What you will do: For this exercise, repeat all of the material verbatim apart from its images.

---+---

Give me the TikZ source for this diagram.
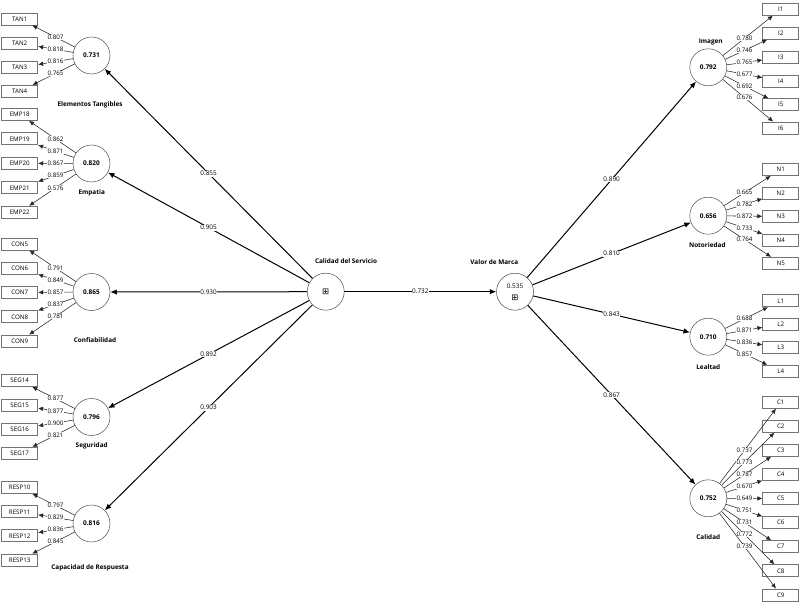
\documentclass[tikz,border=0pt]{standalone}
\usepackage{fontspec}
\setmainfont{Open Sans}
\newfontfamily\symfont{DejaVu Sans}
\usetikzlibrary{arrows.meta}
\tikzset{
 lv/.style={circle, draw=black!70, line width=0.5pt, minimum size=37pt, inner sep=0pt, font=\fontsize{6.5}{7}\selectfont\bfseries},
 mv/.style={draw=black!55, line width=0.8pt, minimum width=36pt, minimum height=12pt, inner sep=0pt, font=\fontsize{6.2}{7}\selectfont},
 ttl/.style={font=\fontsize{6.4}{7}\selectfont\bfseries},
 lbl/.style={fill=white, inner sep=0.4pt, font=\fontsize{6.2}{7}\selectfont},
 slbl/.style={fill=white, inner sep=0.6pt, font=\fontsize{6.4}{7}\selectfont},
 ld/.style={-{Latex[length=5pt,width=4.5pt]}, draw=black!85, line width=0.55pt},
 st/.style={-{Latex[length=6.5pt,width=5.5pt]}, draw=black, line width=1pt},
}
\newcommand\myload[3]{\draw[ld] (#1) -- (#2); \path (#1.center) -- node[lbl]{#3} (#2.center);}
\begin{document}
\begin{tikzpicture}[x=1pt,y=-1pt]
\useasboundingbox (0,0) rectangle (800,602);
% latent variables
\node[lv] (tan) at (91.5,55.5) {0.731};
\node[lv] (emp) at (91.5,163.5) {0.820};
\node[lv] (con) at (91.5,292) {0.865};
\node[lv] (seg) at (91.5,417) {0.796};
\node[lv] (resp) at (91.5,523.5) {0.816};
\node[lv] (cs) at (325.7,291.7) {};
\node[lv] (vm) at (515,291.7) {};
\node[lv] (img) at (708.3,67.3) {0.792};
\node[lv] (not) at (708.3,215.7) {0.656};
\node[lv] (leal) at (708.3,336.7) {0.710};
\node[lv] (cal) at (708.3,498.3) {0.752};
% inner texts of second order constructs
\node[font=\fontsize{8.5}{8.5}\selectfont\symfont, inner sep=0pt] (csplus) at (cs.center) {⊞};
\node[font=\fontsize{6.4}{7}\selectfont, inner sep=0pt] (vmval) at (515,286) {0.535};
\node[font=\fontsize{8.5}{8.5}\selectfont\symfont, inner sep=0pt] (vmplus) at (515,297.5) {⊞};
% titles
\node[ttl] (ttan) at (90,104.5) {Elementos Tangibles};
\node[ttl] (temp) at (91.7,192.7) {Empatia};
\node[ttl] (tcon) at (95,340) {Confiabilidad};
\node[ttl] (tseg) at (91.7,446) {Seguridad};
\node[ttl] (tresp) at (90,568.3) {Capacidad de Respuesta};
\node[ttl] (tcs) at (346,260.7) {Calidad del Servicio};
\node[ttl] (tvm) at (494.3,262.3) {Valor de Marca};
\node[ttl] (timg) at (710.7,41.7) {Imagen};
\node[ttl] (tnot) at (707.3,245) {Notoriedad};
\node[ttl] (tleal) at (708.3,366.7) {Lealtad};
\node[ttl] (tcal) at (708.3,536.7) {Calidad};
% indicator boxes left
\foreach \n/\y in {1/19,2/43.3,3/67.7,4/91.3} \node[mv] (TAN\n) at (19.7,\y) {TAN\n};
\foreach \n/\y in {18/114.5,19/138.8,20/163.3,21/187.8,22/212.2} \node[mv] (EMP\n) at (19.7,\y) {EMP\n};
\foreach \n/\y in {5/244,6/268.3,7/292.5,8/316.8,9/341} \node[mv] (CON\n) at (19.7,\y) {CON\n};
\foreach \n/\y in {14/380.5,15/405,16/429,17/453.3} \node[mv] (SEG\n) at (19.7,\y) {SEG\n};
\foreach \n/\y in {10/487.5,11/511.8,12/535.8,13/560} \node[mv] (RESP\n) at (19.7,\y) {RESP\n};
% indicator boxes right
\foreach \n/\y in {1/9.2,2/33.3,3/57.5,4/81.2,5/104.8,6/128} \node[mv] (I\n) at (780.8,\y) {I\n};
\foreach \n/\y in {1/169.5,2/193,3/216.5,4/240,5/263.3} \node[mv] (N\n) at (780.8,\y) {N\n};
\foreach \n/\y in {1/300.8,2/324.2,3/347.5,4/371.2} \node[mv] (L\n) at (780.8,\y) {L\n};
\foreach \n/\y in {1/402.2,2/426.2,3/450.3,4/474.5,5/498.5,6/522.5,7/546.7,8/570.8,9/595} \node[mv] (C\n) at (780.8,\y) {C\n};
% loadings
\foreach \n/\v in {1/0.807,2/0.818,3/0.816,4/0.765} {\myload{tan}{TAN\n}{\v}}
\foreach \n/\v in {18/0.862,19/0.871,20/0.867,21/0.859,22/0.576} {\myload{emp}{EMP\n}{\v}}
\foreach \n/\v in {5/0.791,6/0.849,7/0.857,8/0.837,9/0.781} {\myload{con}{CON\n}{\v}}
\foreach \n/\v in {14/0.877,15/0.877,16/0.900,17/0.821} {\myload{seg}{SEG\n}{\v}}
\foreach \n/\v in {10/0.797,11/0.829,12/0.836,13/0.845} {\myload{resp}{RESP\n}{\v}}
\foreach \n/\v in {1/0.780,2/0.746,3/0.765,4/0.677,5/0.692,6/0.676} {\myload{img}{I\n}{\v}}
\foreach \n/\v in {1/0.665,2/0.782,3/0.872,4/0.733,5/0.764} {\myload{not}{N\n}{\v}}
\foreach \n/\v in {1/0.688,2/0.871,3/0.836,4/0.857} {\myload{leal}{L\n}{\v}}
\foreach \n/\v in {1/0.737,2/0.773,3/0.787,4/0.670,5/0.649,6/0.751,7/0.731,8/0.772,9/0.739} {\myload{cal}{C\n}{\v}}
% structural paths
\draw[st] (cs) -- node[slbl]{0.855} (tan);
\draw[st] (cs) -- node[slbl]{0.905} (emp);
\draw[st] (cs) -- node[slbl]{0.930} (con);
\draw[st] (cs) -- node[slbl]{0.892} (seg);
\draw[st] (cs) -- node[slbl]{0.903} (resp);
\draw[st] (cs) -- node[slbl]{0.732} (vm);
\draw[st] (vm) -- node[slbl]{0.890} (img);
\draw[st] (vm) -- node[slbl]{0.810} (not);
\draw[st] (vm) -- node[slbl]{0.843} (leal);
\draw[st] (vm) -- node[slbl]{0.867} (cal);
\end{tikzpicture}
\end{document}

---+---

Output for this task:
Give me the TikZ source for this diagram.
\documentclass[tikz,border=0pt]{standalone}
\usepackage{fontspec}
\setmainfont{Open Sans}
\newfontfamily\symfont{DejaVu Sans}
\usetikzlibrary{arrows.meta}
\tikzset{
 lv/.style={circle, draw=black!70, line width=0.5pt, minimum size=37pt, inner sep=0pt, font=\fontsize{6.5}{7}\selectfont\bfseries},
 mv/.style={draw=black!55, line width=0.8pt, minimum width=36pt, minimum height=12pt, inner sep=0pt, font=\fontsize{6.2}{7}\selectfont},
 ttl/.style={font=\fontsize{6.4}{7}\selectfont\bfseries},
 lbl/.style={fill=white, inner sep=0.4pt, font=\fontsize{6.2}{7}\selectfont},
 slbl/.style={fill=white, inner sep=0.6pt, font=\fontsize{6.4}{7}\selectfont},
 ld/.style={-{Latex[length=5pt,width=4.5pt]}, draw=black!85, line width=0.55pt},
 st/.style={-{Latex[length=6.5pt,width=5.5pt]}, draw=black, line width=1pt},
}
\newcommand\myload[3]{\draw[ld] (#1) -- (#2); \path (#1.center) -- node[lbl]{#3} (#2.center);}
\begin{document}
\begin{tikzpicture}[x=1pt,y=-1pt]
\useasboundingbox (0,0) rectangle (800,602);
% latent variables
\node[lv] (tan) at (91.5,55.5) {0.731};
\node[lv] (emp) at (91.5,163.5) {0.820};
\node[lv] (con) at (91.5,292) {0.865};
\node[lv] (seg) at (91.5,417) {0.796};
\node[lv] (resp) at (91.5,523.5) {0.816};
\node[lv] (cs) at (325.7,291.7) {};
\node[lv] (vm) at (515,291.7) {};
\node[lv] (img) at (708.3,67.3) {0.792};
\node[lv] (not) at (708.3,215.7) {0.656};
\node[lv] (leal) at (708.3,336.7) {0.710};
\node[lv] (cal) at (708.3,498.3) {0.752};
% inner texts of second order constructs
\node[font=\fontsize{8.5}{8.5}\selectfont\symfont, inner sep=0pt] (csplus) at (cs.center) {⊞};
\node[font=\fontsize{6.4}{7}\selectfont, inner sep=0pt] (vmval) at (515,286) {0.535};
\node[font=\fontsize{8.5}{8.5}\selectfont\symfont, inner sep=0pt] (vmplus) at (515,297.5) {⊞};
% titles
\node[ttl] (ttan) at (90,104.5) {Elementos Tangibles};
\node[ttl] (temp) at (91.7,192.7) {Empatia};
\node[ttl] (tcon) at (95,340) {Confiabilidad};
\node[ttl] (tseg) at (91.7,446) {Seguridad};
\node[ttl] (tresp) at (90,568.3) {Capacidad de Respuesta};
\node[ttl] (tcs) at (346,260.7) {Calidad del Servicio};
\node[ttl] (tvm) at (494.3,262.3) {Valor de Marca};
\node[ttl] (timg) at (710.7,41.7) {Imagen};
\node[ttl] (tnot) at (707.3,245) {Notoriedad};
\node[ttl] (tleal) at (708.3,366.7) {Lealtad};
\node[ttl] (tcal) at (708.3,536.7) {Calidad};
% indicator boxes left
\foreach \n/\y in {1/19,2/43.3,3/67.7,4/91.3} \node[mv] (TAN\n) at (19.7,\y) {TAN\n};
\foreach \n/\y in {18/114.5,19/138.8,20/163.3,21/187.8,22/212.2} \node[mv] (EMP\n) at (19.7,\y) {EMP\n};
\foreach \n/\y in {5/244,6/268.3,7/292.5,8/316.8,9/341} \node[mv] (CON\n) at (19.7,\y) {CON\n};
\foreach \n/\y in {14/380.5,15/405,16/429,17/453.3} \node[mv] (SEG\n) at (19.7,\y) {SEG\n};
\foreach \n/\y in {10/487.5,11/511.8,12/535.8,13/560} \node[mv] (RESP\n) at (19.7,\y) {RESP\n};
% indicator boxes right
\foreach \n/\y in {1/9.2,2/33.3,3/57.5,4/81.2,5/104.8,6/128} \node[mv] (I\n) at (780.8,\y) {I\n};
\foreach \n/\y in {1/169.5,2/193,3/216.5,4/240,5/263.3} \node[mv] (N\n) at (780.8,\y) {N\n};
\foreach \n/\y in {1/300.8,2/324.2,3/347.5,4/371.2} \node[mv] (L\n) at (780.8,\y) {L\n};
\foreach \n/\y in {1/402.2,2/426.2,3/450.3,4/474.5,5/498.5,6/522.5,7/546.7,8/570.8,9/595} \node[mv] (C\n) at (780.8,\y) {C\n};
% loadings
\foreach \n/\v in {1/0.807,2/0.818,3/0.816,4/0.765} {\myload{tan}{TAN\n}{\v}}
\foreach \n/\v in {18/0.862,19/0.871,20/0.867,21/0.859,22/0.576} {\myload{emp}{EMP\n}{\v}}
\foreach \n/\v in {5/0.791,6/0.849,7/0.857,8/0.837,9/0.781} {\myload{con}{CON\n}{\v}}
\foreach \n/\v in {14/0.877,15/0.877,16/0.900,17/0.821} {\myload{seg}{SEG\n}{\v}}
\foreach \n/\v in {10/0.797,11/0.829,12/0.836,13/0.845} {\myload{resp}{RESP\n}{\v}}
\foreach \n/\v in {1/0.780,2/0.746,3/0.765,4/0.677,5/0.692,6/0.676} {\myload{img}{I\n}{\v}}
\foreach \n/\v in {1/0.665,2/0.782,3/0.872,4/0.733,5/0.764} {\myload{not}{N\n}{\v}}
\foreach \n/\v in {1/0.688,2/0.871,3/0.836,4/0.857} {\myload{leal}{L\n}{\v}}
\foreach \n/\v in {1/0.737,2/0.773,3/0.787,4/0.670,5/0.649,6/0.751,7/0.731,8/0.772,9/0.739} {\myload{cal}{C\n}{\v}}
% structural paths
\draw[st] (cs) -- node[slbl]{0.855} (tan);
\draw[st] (cs) -- node[slbl]{0.905} (emp);
\draw[st] (cs) -- node[slbl]{0.930} (con);
\draw[st] (cs) -- node[slbl]{0.892} (seg);
\draw[st] (cs) -- node[slbl]{0.903} (resp);
\draw[st] (cs) -- node[slbl]{0.732} (vm);
\draw[st] (vm) -- node[slbl]{0.890} (img);
\draw[st] (vm) -- node[slbl]{0.810} (not);
\draw[st] (vm) -- node[slbl]{0.843} (leal);
\draw[st] (vm) -- node[slbl]{0.867} (cal);
\end{tikzpicture}
\end{document}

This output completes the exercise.